Hearing generally of Seward’s concerns, Bunch could not figure out what was wrong: “The amusing part of all this to me is that the U.S. government should think, as it evidently does, that I have been working against them.” The Confederates might accuse him of undermining their cause with good reason, he figured. But this was baffling. “I am perhaps wasting a good deal of indignation, as I do not know what is or is not alleged against me.” He was just picking up signals from Lyons, Archibald, and one of the attachés in Washington, none of whom, it seems, had told him about the inquiries and allegations being made by the New York Metropolitan Police. “All allude to something, and I am really curious to know what it is.”

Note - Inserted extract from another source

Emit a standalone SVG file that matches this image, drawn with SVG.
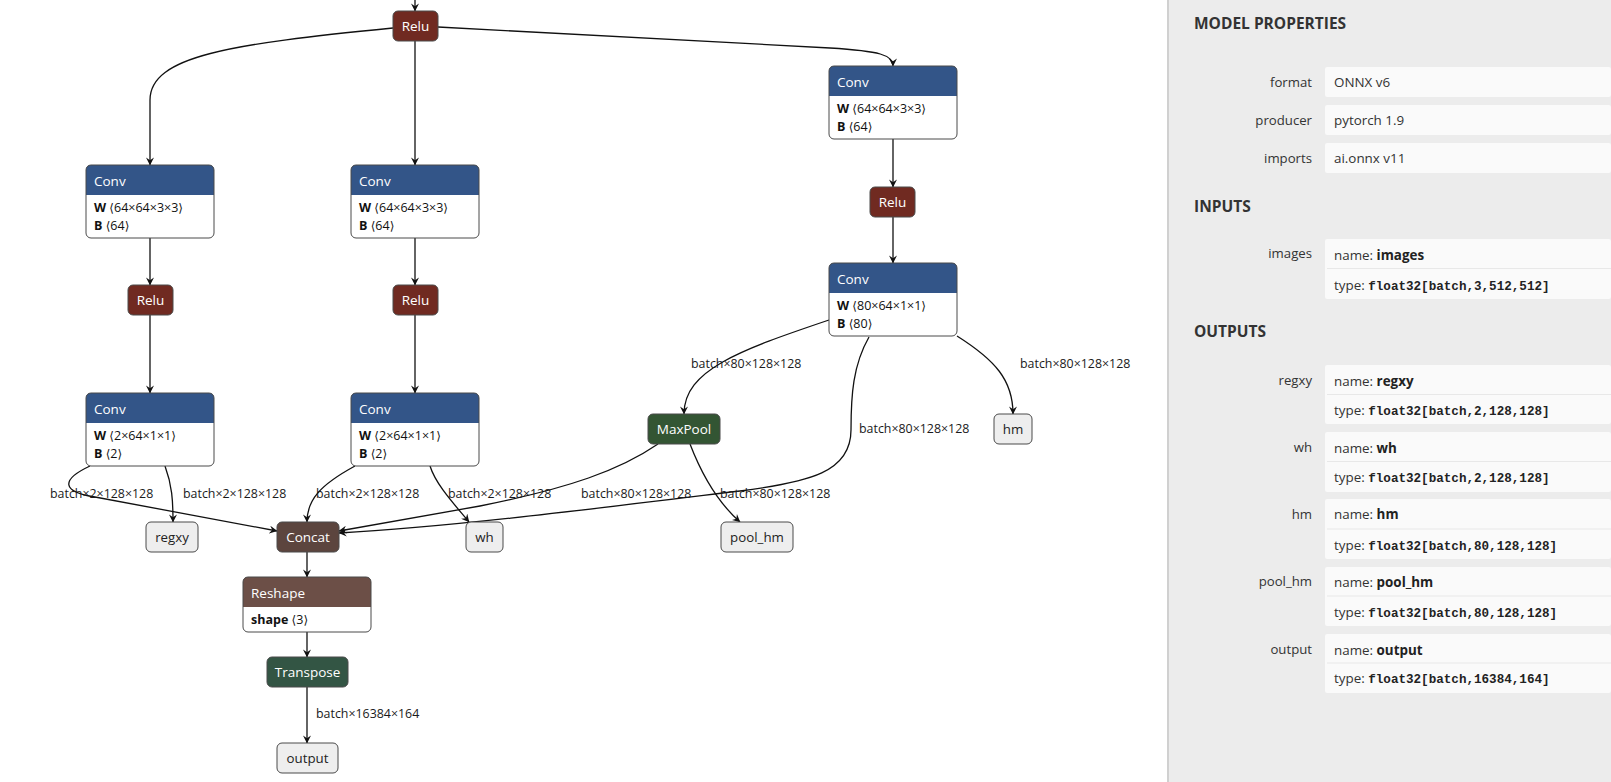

Given all the pressure being put on them, Lyons and his consuls tried to find secure means of communications. More and more of their telegrams and letters were written in diplomatic cipher or admiralty cipher or whatever cipher they could find—for a while they were trading ciphers around like recipes for desserts. The mails were completely unreliable, and, as the Trappman and M’Quillan cases suggested, informal messengers might have—or might be alleged to have—dubious loyalties and connections. Eventually Lyons started dispatching Royal Navy cruisers to Charleston to pick up messages from Bunch. But in the meantime he used a company called Adams Express, a forerunner of today’s parcel services, which managed to operate in both the South and the North. Probably it was not very safe, either. Its head of security was Allan Pinkerton, whose detective agency was a Seward favorite.